Y por fin tocaba viajar de verdad hasta Son Kol, el paraiso de los caballos. Son Kol, nos dijeron, era como el resto de Kirguistán aunque más seco, más alto y más salvaje. Se encontraba a unas siete horas de Karakol, vía Bastycha y Korchor. En esta última localidad paramos a dormir.
Pocas veces había sentido tal confusión. Hacía tiempo que había iniciado un camino de no retorno. Aún así, como siempre, intenté fingir que no ocurría nada. No sabía sobrevivir de otra manera.
Salí a dar una vuelta por Kochkor. Estuve jugando con unos niños en la plaza del tanque ruso. Un chaval se empeñaba en recitar todas las capitales del mundo. Un borracho me pidió que le invitara a un helado. También invité a los niños. Me dirigí hacia las afueras donde las nuevas autoconstrucciones de adobe y ladrillo proliferaban como setas. Las montañas seguían presidiéndolo todo.
Debía recuperar el tiempo perdido aunque fuera demasiado tarde.
Fuimos a cenar Kurdak junto a Amat el jovial muchacho recien casado que nos gestionaría el alquiler de los caballos.

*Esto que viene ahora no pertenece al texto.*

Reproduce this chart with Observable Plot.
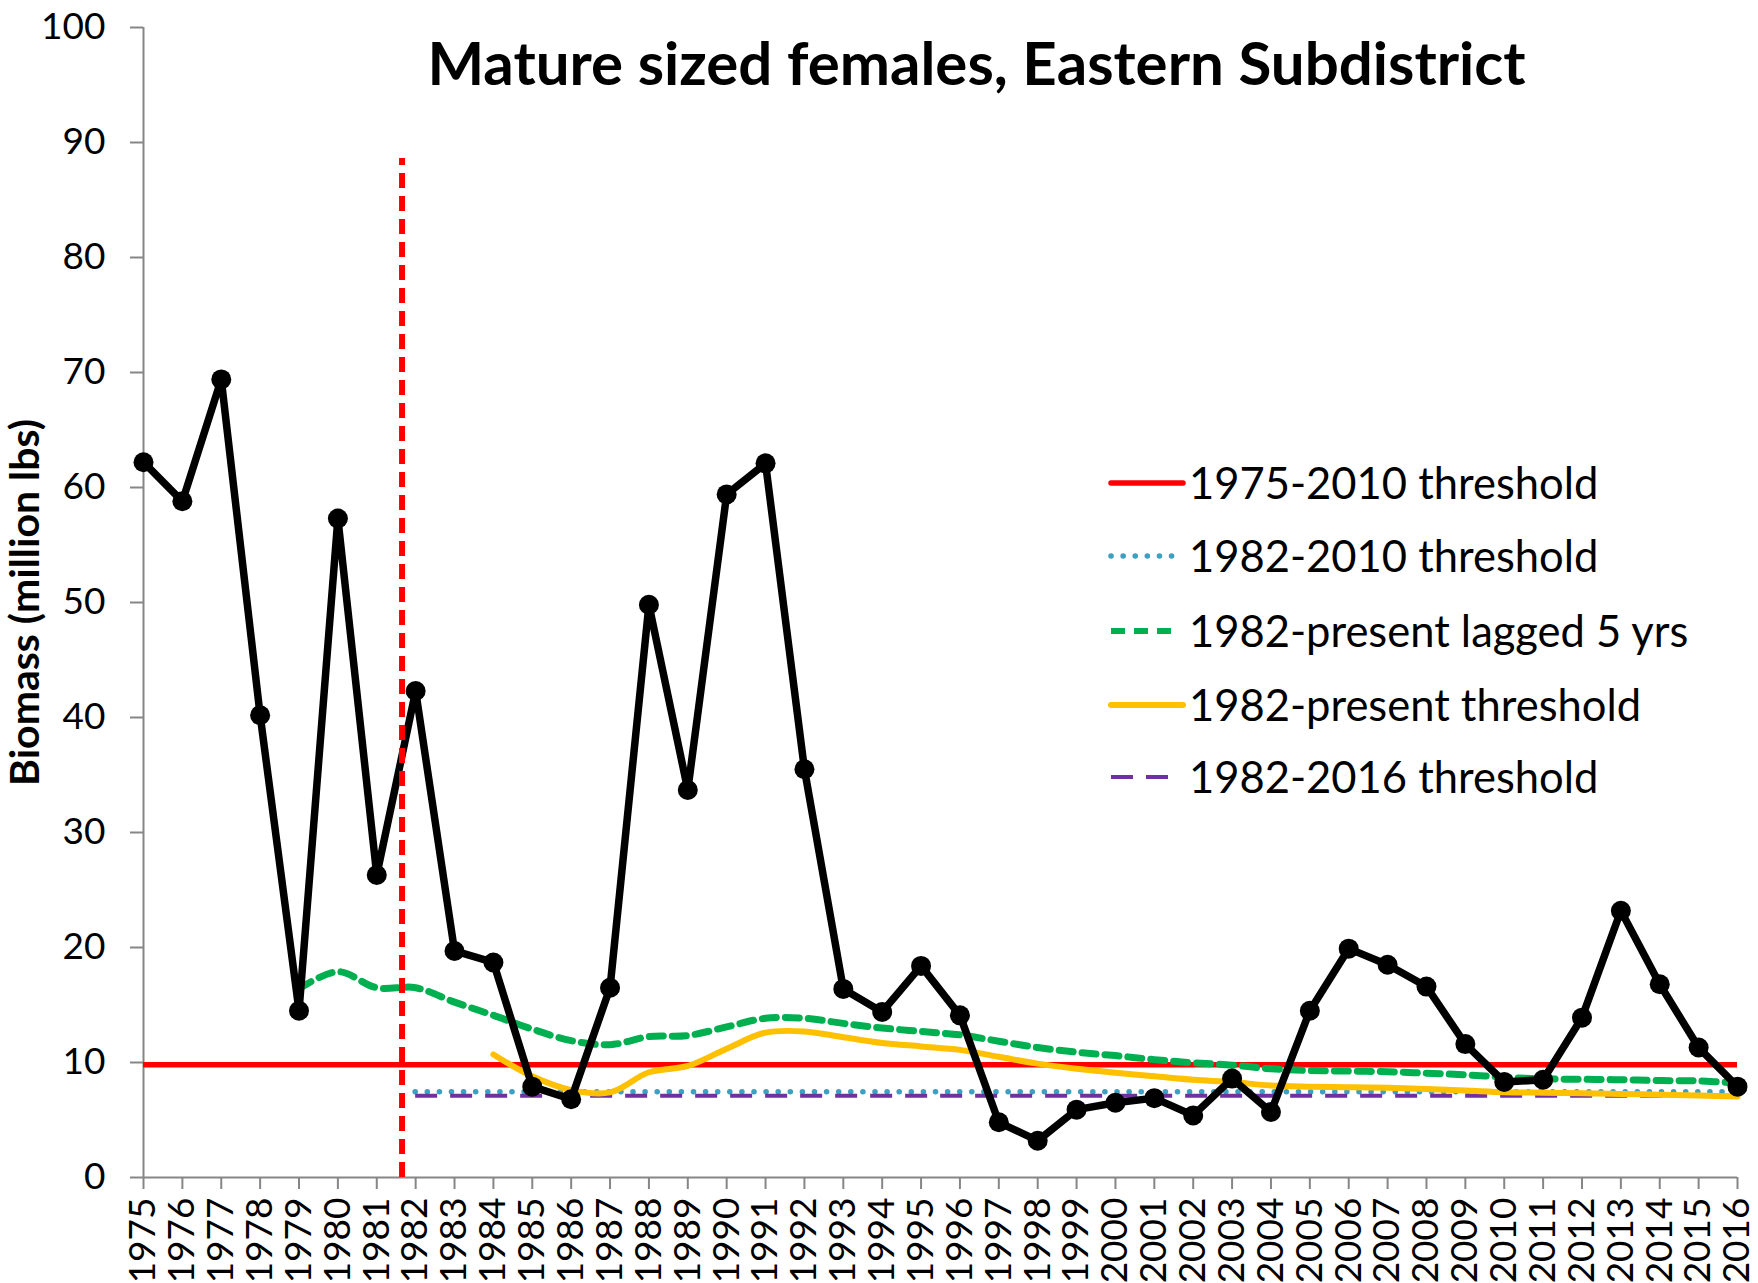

La experiencia de montar a caballo en Son Kol fue dolorosa y apasionante a partes iguales. Mi caballo, Toro, era un vago redomado y hasta que no aprendí que sólo me entendería a palos el muy cabrón se dedicó a holgazanear y a zampar sin parar. Tras un par de días comencé a manejarme correctamente sobre el caballo e incluso protagonice un par de cabalgadas eufóricas que a punto estuvieron de costarme una caida. Mi rabadilla no volvería a ser lo que era. Las rodillas sufrientes por unas bridas demasiado cortas me obligaron a poner pie a tierra y tuve continuar la marcha a pie durante algunos kilómetros.
Hicimos una ruta de un par de días hasta el lago grande que en mayo seguía aún helado. Vistas espectaculares. Dormimos en una yurta.

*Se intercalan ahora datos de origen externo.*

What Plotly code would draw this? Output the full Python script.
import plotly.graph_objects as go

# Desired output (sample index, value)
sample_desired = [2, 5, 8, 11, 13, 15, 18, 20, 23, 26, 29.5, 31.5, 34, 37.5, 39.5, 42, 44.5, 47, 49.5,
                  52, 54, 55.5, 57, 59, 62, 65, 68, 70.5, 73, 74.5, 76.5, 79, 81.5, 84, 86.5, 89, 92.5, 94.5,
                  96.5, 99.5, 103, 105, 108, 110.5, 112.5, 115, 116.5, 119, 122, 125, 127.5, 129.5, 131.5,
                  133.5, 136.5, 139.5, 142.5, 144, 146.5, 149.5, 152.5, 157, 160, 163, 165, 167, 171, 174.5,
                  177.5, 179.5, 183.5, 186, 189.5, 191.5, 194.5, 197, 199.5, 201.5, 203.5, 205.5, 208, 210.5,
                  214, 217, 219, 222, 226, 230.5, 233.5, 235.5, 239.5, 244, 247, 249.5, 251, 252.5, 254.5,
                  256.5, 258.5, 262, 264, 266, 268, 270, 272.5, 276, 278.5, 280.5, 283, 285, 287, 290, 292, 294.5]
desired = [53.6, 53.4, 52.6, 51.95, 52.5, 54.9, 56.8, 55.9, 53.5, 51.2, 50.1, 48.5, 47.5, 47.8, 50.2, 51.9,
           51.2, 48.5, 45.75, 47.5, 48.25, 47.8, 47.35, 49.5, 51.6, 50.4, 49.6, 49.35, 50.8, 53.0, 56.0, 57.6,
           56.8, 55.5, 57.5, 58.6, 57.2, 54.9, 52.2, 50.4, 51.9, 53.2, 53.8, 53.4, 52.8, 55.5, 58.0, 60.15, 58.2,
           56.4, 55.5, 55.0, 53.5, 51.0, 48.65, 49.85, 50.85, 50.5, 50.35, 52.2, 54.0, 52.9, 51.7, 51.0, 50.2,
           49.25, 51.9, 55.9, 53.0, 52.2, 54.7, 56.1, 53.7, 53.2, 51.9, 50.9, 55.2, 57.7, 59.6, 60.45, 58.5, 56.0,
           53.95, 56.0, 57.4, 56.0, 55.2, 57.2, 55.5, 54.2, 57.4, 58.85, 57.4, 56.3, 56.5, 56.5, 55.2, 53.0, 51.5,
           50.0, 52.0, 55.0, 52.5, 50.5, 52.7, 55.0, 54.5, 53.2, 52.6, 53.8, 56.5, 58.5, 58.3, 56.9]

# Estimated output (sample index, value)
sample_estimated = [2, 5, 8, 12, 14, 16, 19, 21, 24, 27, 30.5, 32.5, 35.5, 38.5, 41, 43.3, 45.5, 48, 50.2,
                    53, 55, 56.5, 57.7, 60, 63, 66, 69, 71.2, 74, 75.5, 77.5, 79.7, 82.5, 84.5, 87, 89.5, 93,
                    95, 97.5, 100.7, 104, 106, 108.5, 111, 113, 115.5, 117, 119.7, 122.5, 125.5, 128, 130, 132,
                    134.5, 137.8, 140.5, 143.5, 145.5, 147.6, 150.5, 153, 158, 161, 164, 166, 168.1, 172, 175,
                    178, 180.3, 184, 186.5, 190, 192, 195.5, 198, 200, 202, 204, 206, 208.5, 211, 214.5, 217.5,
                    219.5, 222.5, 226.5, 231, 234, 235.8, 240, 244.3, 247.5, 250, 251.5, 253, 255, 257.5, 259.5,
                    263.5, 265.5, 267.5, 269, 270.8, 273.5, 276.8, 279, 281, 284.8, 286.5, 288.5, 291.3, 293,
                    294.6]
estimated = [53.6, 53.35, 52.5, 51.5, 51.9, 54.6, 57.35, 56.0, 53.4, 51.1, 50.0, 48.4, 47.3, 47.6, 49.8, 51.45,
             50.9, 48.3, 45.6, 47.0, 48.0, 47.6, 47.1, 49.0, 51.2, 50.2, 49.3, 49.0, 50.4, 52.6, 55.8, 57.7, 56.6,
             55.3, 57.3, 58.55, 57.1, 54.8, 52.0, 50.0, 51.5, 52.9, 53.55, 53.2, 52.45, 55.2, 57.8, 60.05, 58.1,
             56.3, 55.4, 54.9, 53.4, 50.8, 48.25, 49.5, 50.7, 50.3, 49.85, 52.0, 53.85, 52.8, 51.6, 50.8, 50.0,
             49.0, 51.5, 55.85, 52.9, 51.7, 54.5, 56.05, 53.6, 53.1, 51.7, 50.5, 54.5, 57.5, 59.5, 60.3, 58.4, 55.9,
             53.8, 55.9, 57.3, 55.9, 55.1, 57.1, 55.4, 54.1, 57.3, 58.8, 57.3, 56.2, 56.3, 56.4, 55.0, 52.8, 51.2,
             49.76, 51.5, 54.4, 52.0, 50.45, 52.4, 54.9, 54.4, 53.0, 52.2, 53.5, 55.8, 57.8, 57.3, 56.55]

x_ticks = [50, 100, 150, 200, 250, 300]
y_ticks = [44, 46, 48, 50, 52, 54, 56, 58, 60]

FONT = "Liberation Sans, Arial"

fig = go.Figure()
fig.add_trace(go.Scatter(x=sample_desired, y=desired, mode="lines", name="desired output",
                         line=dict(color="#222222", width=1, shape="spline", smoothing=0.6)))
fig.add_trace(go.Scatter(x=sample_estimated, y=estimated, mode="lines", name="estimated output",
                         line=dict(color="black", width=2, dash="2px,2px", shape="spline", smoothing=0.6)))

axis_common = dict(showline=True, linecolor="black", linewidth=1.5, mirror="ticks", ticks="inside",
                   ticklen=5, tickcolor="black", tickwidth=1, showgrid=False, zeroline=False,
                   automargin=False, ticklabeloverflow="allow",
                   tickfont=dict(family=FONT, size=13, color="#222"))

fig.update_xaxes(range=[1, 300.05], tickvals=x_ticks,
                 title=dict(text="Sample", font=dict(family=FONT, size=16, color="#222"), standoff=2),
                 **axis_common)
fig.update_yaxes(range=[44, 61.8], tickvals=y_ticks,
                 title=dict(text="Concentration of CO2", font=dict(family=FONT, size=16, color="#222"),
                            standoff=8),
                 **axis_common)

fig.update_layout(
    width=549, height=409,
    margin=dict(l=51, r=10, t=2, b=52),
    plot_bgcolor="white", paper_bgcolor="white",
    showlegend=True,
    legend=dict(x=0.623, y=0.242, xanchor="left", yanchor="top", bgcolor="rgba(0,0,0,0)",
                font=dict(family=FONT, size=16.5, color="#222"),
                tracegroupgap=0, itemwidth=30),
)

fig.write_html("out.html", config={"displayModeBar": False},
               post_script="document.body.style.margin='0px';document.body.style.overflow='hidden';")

En mitad de otra ensoñación me preguntaba, ¿Sería posible que aquella diosa que idolatraba en ese lugar clandestino se hubiera convertido ahora en mortal? ¿Seguro que era la misma que se empeñaba en ligar conmigo algunos años más tarde? ¿Cometería un sacrilegio con esa divinidad? ¿O es que ni siquiera me interesaban ya las diosas?
En Son Kol había manadas con cientos, tal vez miles de caballos. Corrían libres por las verdes praderas. Un entorno virgen aún, duro y hostil.
Antes nos llevabamos bien. Ahora, no lo sé. ¿Qué dices tú? Tal vez lo dioses se han vuelto terrenales para ti también. ¿Los prefieres así?
Cuando cayó la noche en Son Kol comenzó a nevar. Los campos se cubrieron de un blanco irreal.
A la mañana siguiente trotamos sobre la nieve y ascendimos montañas que no llevaban a ninguna parte. Sobre un caballo siempre era mejor subir que bajar. Al menos eso opinaba mi culo.
Estos cuadernos se han vuelto mis únicos confidentes ahora que he perdido la fe en la raza humana.
La vida solo se puede vivir hacia adelante.
Siempre supe que acabaría mal. Me sigo sintiendo diferente y en el fondo aislado del resto de personas que me rodean. No logro alejarme de una autodestrucción que está en mi ADN. ¿Será esto al final tan solo una profecía autocumplida?
No estamos siempre igual me dijo una persona a la que ya no importo. Y tú, te pregunto, ¿eres más de Shopenhauer o de Nietzche?
Al final de la jornada, de vuelta al pueblo, comimos un rico arroz con verduras y carne que sabía a campo en la casita de nuestro guía. La pequeña de la familia miraba curiosa a los hombres y les servía té. Su madre permanecía en la cocina. Un bebé rodaba por el suelo. Una hermosa familia que parecía feliz.
Nuestro guía adoraba jugar al piedra, papel o tijera. Le encantaba apostar. El que perdía recibía un golpecito en la oreja. Ya decía Galeano que tenemos que aprender a ganar y a perder. Tal vez tenga que trabajar en esto. Y, claro, no me refiero ahora al juego de nuestro simpático guía.
En coche regresamos al atardecer hacia Bishkek. La mayoría prefería viajar en avión desde allí hasta Osh al sur del país. Llegamos a Bishkek cuando ya había anochecido.